Engzell participated in the first efforts toward outfitting the umpires with cameras at the French Open last year. Jean-Patrick Reydellet, chief of umpires at the French Open, said that involved buying some GoPros and strapping to the umpire’s chests. They didn’t share the footage with television partners but reviewed it after matches. 

The results were not great. Some neat views of the court, but the angle didn’t quite work. Also, umpires don’t move their chests very much, so there was a lot of footage of the top of the net and the touch screen the umpire operates. 

Engzell said the chest camera also made for an awkward setup for female umpires.

Reydellet and his staff evaluated the cameras that officials wear in the NBA, rugby and other sports. The ear setup seemed like the best one. Umpires who were willing tried them out during the qualifying tournament two weeks ago and gave the thumbs up, especially after they saw how the camera could show exactly how they inspected a ball mark to see if it landed on the line, by following its outline from the clay to compete its circumference.


Corentin Moutet pleads his case, with the umpire camera visible (Clive Brunskill/Getty Images)

That hasn’t really worked out. Part of the reason is that the umpires only need to take a glance, which this leaves the viewer with a disorienting head wobble and little else. It also doesn’t “sell” the decision to fans and players very well — a problem that football has experienced with video assistant referee (VAR) when officials change a decision without looking at it themselves.

go-deeper

“It is a camera that obviously needs to get better,” Reydellet said. “Probably smaller, probably long-life batteries, probably different settings that we can work on.”

Part of the goal is also to show how complex the job is. The French Open wants to use the footage to teach aspiring umpires, to give viewers a sense of everything a player has to do, and to add a new layer of transparency to the umpiring process and its myriad tasks.

In an interview, Helwerth enumerated the checklist he performs on every point.
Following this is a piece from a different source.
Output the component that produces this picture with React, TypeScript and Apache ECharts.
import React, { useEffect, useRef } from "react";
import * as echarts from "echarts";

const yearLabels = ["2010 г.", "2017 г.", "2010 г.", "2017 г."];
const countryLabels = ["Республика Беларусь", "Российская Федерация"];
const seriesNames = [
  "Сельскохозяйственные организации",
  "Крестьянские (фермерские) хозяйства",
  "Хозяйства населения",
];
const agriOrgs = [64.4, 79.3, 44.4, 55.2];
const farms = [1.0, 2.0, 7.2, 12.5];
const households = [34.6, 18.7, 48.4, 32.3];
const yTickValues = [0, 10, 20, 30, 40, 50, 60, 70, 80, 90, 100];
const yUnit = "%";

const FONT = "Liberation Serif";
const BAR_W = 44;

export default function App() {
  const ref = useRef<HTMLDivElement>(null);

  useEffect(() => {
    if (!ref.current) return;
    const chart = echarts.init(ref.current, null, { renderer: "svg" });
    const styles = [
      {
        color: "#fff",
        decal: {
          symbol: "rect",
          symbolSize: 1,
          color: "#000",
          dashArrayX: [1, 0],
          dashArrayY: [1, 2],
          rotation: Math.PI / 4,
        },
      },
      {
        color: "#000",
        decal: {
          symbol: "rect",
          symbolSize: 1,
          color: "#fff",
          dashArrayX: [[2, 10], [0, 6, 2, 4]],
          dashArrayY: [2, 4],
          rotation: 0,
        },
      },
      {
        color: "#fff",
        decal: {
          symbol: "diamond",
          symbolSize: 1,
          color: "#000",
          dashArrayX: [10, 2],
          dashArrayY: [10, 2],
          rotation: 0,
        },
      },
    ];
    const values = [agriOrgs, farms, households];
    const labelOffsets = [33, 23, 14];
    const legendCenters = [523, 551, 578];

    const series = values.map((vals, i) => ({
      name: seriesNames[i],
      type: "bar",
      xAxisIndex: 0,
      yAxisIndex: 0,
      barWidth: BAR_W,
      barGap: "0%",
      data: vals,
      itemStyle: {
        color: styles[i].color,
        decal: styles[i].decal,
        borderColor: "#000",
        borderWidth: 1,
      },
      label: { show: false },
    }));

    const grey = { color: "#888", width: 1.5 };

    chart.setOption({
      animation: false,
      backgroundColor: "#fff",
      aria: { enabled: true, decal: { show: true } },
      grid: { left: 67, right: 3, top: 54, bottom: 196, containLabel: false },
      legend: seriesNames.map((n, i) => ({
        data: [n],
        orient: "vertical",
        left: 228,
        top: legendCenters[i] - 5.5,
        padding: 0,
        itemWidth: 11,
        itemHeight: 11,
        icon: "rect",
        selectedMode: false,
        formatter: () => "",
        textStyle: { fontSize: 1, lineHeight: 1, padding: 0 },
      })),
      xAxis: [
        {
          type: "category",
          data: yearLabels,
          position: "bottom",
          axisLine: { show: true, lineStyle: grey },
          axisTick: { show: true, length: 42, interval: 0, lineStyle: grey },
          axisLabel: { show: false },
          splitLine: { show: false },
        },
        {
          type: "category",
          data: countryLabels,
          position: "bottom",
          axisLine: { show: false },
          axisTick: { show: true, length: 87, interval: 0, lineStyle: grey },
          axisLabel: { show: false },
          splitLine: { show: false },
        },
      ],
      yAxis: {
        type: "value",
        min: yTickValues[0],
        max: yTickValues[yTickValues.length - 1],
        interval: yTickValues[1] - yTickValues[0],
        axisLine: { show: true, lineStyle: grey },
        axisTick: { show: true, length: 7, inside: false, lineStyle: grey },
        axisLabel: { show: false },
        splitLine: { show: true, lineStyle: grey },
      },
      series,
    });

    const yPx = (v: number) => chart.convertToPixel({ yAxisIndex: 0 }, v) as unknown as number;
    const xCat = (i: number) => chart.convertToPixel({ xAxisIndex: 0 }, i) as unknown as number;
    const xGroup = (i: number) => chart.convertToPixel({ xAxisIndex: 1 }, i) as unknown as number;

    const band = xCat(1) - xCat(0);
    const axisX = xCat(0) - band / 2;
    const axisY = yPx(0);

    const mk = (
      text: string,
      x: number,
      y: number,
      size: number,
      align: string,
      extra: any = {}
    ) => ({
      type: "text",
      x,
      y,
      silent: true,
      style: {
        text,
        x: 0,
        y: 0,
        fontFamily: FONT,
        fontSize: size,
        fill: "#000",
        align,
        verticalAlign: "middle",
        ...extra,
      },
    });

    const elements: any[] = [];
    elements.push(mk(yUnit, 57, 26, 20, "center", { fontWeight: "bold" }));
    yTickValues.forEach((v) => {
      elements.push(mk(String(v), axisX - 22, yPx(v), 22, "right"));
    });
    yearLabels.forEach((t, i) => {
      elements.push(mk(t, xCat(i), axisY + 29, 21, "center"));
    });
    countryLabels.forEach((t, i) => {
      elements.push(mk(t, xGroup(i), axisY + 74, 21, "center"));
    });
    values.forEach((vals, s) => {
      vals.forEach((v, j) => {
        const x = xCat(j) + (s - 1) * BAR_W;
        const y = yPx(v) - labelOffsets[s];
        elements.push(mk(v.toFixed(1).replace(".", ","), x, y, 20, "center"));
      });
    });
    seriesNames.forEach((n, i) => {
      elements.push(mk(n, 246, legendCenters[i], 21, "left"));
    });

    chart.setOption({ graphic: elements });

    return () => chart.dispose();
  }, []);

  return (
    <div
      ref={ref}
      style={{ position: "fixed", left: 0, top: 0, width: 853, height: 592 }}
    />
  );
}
Check if the receiver is ready, if the ball kids are in position, if the line judges are where they are supposed to be, deactivate the serve clock, after having just turned it on, enter the last point on the tablet, check the crowd. When it’s over, take a glance at the loser of the point to make sure they’re behaving. If they come over to talk, switch off the stadium microphone — but not the head cam, of course — then make sure to turn it back on.

“We’re not bored up there,” he said.

For this year, the cameras are only in use on the main court, but it’s hard to not see them moving to other courts in the future, especially after one umpire inspected the wrong ball mark to rule on a point on Court Simonne-Mathieu in a match between Zheng Qinwen and Elina Avanesyan.

Maybe next year, someone watching a monitor underneath the stadium could yell into a transmitter: “No, not that one!”

That would be nice. Not as nice as the shot of Moutet.